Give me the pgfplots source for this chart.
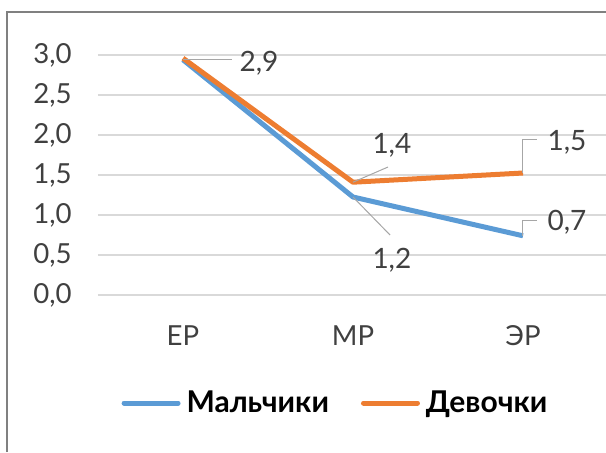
\documentclass[border=0pt]{standalone}
\usepackage{fontspec}
\setmainfont{Lato}
\usepackage{pgfplots}
\pgfplotsset{compat=1.18}
\definecolor{boys}{HTML}{5B9BD5}
\definecolor{girls}{HTML}{ED7D31}
\definecolor{txt}{HTML}{404040}
\definecolor{leader}{HTML}{A6A6A6}
\definecolor{gridc}{HTML}{D9D9D9}
\begin{document}
\begin{tikzpicture}
\useasboundingbox (0,0) rectangle (303pt,226pt);
% frame of the chart area
\draw[color=gray, line width=0.6pt] (3.5pt,0) -- (3.5pt,220pt) -- (303pt,220pt);
\begin{axis}[
    at={(49pt,78.5pt)},
    anchor=south west,
    scale only axis,
    width=255pt,
    height=120pt,
    xmin=-0.5, xmax=2.5,
    ymin=0, ymax=3,
    xtick={0,1,2},
    xticklabels={EP,MP,ЭР},
    ytick={0,0.5,...,3},
    ymajorgrids,
    grid style={gridc, line width=0.6pt},
    axis line style={draw=none},
    major tick length=0pt,
    tick label style={font=\fontsize{13.8}{15}\selectfont, text=txt},
    yticklabel style={inner sep=0pt, anchor=east, xshift=-13pt},
    xticklabel style={inner sep=0pt, anchor=north, yshift=-15pt},
    /pgf/number format/.cd, use comma, fixed, fixed zerofill, precision=1, assume math mode=true,
    /pgfplots/.cd,
    clip=false,
    legend columns=2,
    legend style={at={(0.4676,-0.45)}, anchor=center, draw=none, fill=none,
        font=\fontsize{15}{17}\selectfont\bfseries,
        /tikz/every odd column/.append style={column sep=1pt},
        /tikz/every even column/.append style={column sep=14pt}},
    legend image code/.code={\draw[#1, line cap=round] (0pt,0pt) -- (27pt,0pt);},
]
\addplot[boys, line width=2.5pt, line join=round] coordinates {
    (0,2.94) (1,1.225) (2,0.74)
};
\addlegendentry{Мальчики}
\addplot[girls, line width=2.5pt, line join=round] coordinates {
    (0,2.96) (1,1.41) (2,1.525)
};
\addlegendentry{Девочки}
% data labels with leader lines
\draw[leader, line width=0.5pt] (axis cs:0,2.95) -- (axis cs:0.29,2.95);
\node[text=txt, font=\fontsize{14}{16}\selectfont] at (axis cs:0.447,2.9) {2,9};
\draw[leader, line width=0.5pt] (axis cs:1,1.41) -- (axis cs:1.206,1.6);
\node[text=txt, font=\fontsize{14}{16}\selectfont] at (axis cs:1.229,1.875) {1,4};
\draw[leader, line width=0.5pt] (axis cs:1,1.225) -- (axis cs:1.218,0.75);
\node[text=txt, font=\fontsize{14}{16}\selectfont] at (axis cs:1.229,0.4375) {1,2};
\draw[leader, line width=0.5pt] (axis cs:2,1.525) -- (axis cs:2,1.94) -- (axis cs:2.082,1.94);
\node[text=txt, font=\fontsize{14}{16}\selectfont] at (axis cs:2.259,1.9125) {1,5};
\draw[leader, line width=0.5pt] (axis cs:2,0.74) -- (axis cs:2,0.9375) -- (axis cs:2.082,0.9375);
\node[text=txt, font=\fontsize{14}{16}\selectfont] at (axis cs:2.259,0.9125) {0,7};
\end{axis}
\end{tikzpicture}
\end{document}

Exercise instructions. Extract every line that has the string "chart" in it.

Solution below.
Give me the pgfplots source for this chart.
% frame of the chart area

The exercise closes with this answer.